Hacking Linux to reduce VRAM

Chris Angelico rosuav at gmail.com
Tue Jan 4 11:15:50 UTC 2011


Hi! I'm relatively new to Ubuntu, having only seriously used it for a
few months, but I've used various POSIX-compliant systems for a number
of years. Got a bit of a weird problem, possibly not something
anyone's ever needed to do, but hopefully it'll be of interest to
someone!

My question is this: Can the kernel or driver be hacked to reduce the
announced amount of VRAM?

I have an Acer eMachines EL1300 computer which I'm using as a disk
server (Samba and FTP), and as a scratch box for my Wine experiments
(suspicious Windows software does NOT belong on a Windows computer).
There appears to be a fault in the mainboard which results in errors
in video RAM; it uses an onboard nvidia GPU and shared video memory,
configurable between 32MB and 256MB. Most of the time, the system
works flawlessly, but occasionally (seems to coincide with heavy
graphics usage) it freezes dead; this is confirmed by the Video Memory
Stress Test tool.
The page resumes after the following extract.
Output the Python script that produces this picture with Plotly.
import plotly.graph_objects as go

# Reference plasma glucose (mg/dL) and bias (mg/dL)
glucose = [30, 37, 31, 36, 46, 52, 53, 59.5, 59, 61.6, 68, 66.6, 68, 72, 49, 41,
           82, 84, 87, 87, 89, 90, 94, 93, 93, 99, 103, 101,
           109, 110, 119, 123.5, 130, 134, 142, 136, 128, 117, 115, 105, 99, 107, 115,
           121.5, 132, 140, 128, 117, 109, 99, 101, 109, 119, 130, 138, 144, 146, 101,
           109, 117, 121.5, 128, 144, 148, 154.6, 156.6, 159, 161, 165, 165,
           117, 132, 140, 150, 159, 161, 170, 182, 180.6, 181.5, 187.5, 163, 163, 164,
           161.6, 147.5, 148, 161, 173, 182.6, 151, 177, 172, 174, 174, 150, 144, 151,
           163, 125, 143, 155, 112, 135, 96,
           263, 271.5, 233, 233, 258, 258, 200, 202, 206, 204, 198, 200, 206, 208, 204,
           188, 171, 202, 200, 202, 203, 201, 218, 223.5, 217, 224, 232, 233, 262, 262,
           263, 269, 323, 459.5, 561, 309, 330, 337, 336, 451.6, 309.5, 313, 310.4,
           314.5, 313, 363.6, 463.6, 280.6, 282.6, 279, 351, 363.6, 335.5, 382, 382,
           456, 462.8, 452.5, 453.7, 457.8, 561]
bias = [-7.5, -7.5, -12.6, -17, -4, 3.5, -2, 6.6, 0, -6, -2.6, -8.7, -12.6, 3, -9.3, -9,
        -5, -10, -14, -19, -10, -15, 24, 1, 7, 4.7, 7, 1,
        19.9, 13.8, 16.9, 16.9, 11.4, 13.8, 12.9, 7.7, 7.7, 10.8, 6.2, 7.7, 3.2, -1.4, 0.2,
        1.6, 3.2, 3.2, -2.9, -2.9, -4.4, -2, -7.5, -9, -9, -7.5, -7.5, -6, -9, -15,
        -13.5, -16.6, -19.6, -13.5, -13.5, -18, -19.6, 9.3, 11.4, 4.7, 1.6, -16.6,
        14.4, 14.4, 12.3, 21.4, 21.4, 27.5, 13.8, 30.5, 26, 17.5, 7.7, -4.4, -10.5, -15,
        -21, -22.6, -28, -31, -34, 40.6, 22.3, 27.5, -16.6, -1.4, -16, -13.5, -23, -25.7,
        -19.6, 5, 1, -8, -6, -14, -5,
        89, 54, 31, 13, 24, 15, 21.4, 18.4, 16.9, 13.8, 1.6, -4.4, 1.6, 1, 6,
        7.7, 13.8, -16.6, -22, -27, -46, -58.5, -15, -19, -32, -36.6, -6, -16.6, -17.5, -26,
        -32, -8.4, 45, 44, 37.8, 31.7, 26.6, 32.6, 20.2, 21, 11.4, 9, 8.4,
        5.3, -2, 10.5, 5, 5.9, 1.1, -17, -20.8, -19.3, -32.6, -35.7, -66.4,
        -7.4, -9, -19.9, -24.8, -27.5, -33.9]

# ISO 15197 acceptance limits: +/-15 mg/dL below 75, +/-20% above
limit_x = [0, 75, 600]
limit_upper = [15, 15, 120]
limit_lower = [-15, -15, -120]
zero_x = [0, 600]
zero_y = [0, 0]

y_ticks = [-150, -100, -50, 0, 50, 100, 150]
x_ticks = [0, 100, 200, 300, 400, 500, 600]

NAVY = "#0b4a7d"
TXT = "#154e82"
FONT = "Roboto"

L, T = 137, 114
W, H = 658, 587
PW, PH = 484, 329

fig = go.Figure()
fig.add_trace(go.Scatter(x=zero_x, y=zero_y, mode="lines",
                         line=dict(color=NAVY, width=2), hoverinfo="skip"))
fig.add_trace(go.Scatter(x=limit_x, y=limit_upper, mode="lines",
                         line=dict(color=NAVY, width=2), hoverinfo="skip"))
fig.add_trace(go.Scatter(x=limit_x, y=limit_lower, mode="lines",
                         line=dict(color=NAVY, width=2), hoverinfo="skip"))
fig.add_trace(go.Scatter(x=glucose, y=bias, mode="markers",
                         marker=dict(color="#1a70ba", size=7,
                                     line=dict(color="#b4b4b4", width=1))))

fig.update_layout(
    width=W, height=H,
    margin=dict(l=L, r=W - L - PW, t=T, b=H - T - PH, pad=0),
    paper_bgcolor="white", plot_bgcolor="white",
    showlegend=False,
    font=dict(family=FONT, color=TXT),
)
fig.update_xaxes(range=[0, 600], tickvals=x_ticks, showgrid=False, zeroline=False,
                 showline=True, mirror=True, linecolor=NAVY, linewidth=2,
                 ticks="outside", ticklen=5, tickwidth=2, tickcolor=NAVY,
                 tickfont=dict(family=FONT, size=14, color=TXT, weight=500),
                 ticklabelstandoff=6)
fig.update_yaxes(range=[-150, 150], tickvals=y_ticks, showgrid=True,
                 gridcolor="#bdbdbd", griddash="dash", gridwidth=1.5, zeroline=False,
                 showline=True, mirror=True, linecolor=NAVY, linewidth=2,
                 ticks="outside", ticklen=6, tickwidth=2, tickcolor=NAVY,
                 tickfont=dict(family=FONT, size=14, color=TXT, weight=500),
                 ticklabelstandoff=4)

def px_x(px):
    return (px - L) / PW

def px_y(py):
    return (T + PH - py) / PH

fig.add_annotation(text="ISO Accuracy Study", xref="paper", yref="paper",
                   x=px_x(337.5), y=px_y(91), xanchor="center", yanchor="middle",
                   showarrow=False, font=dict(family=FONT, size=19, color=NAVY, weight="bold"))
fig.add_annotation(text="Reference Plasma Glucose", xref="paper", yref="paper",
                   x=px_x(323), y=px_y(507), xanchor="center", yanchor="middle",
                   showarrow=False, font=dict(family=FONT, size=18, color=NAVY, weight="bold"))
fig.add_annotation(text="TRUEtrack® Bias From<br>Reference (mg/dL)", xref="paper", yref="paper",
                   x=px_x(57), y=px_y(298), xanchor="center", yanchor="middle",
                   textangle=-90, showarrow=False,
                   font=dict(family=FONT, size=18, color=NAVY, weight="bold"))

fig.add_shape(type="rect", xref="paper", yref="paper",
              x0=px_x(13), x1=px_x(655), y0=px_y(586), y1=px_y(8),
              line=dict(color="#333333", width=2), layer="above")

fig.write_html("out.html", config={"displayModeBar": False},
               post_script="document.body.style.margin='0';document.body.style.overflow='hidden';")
Changing DIMM didn't change this; the same addresses
showed faulty. Adding a dedicated video card doesn't seem to be an
option on this uber-cheap mainboard.

Currently, the BIOS is set to give 256MB to video, out of 3GB total
installed memory. I'd like to tell the application that there's only
255MB (or even 256MB-64KB) of video memory, which would neatly prevent
it from accessing the failing addresses, which are 0FFF3480-0FFF3483
within video memory. Is this possible?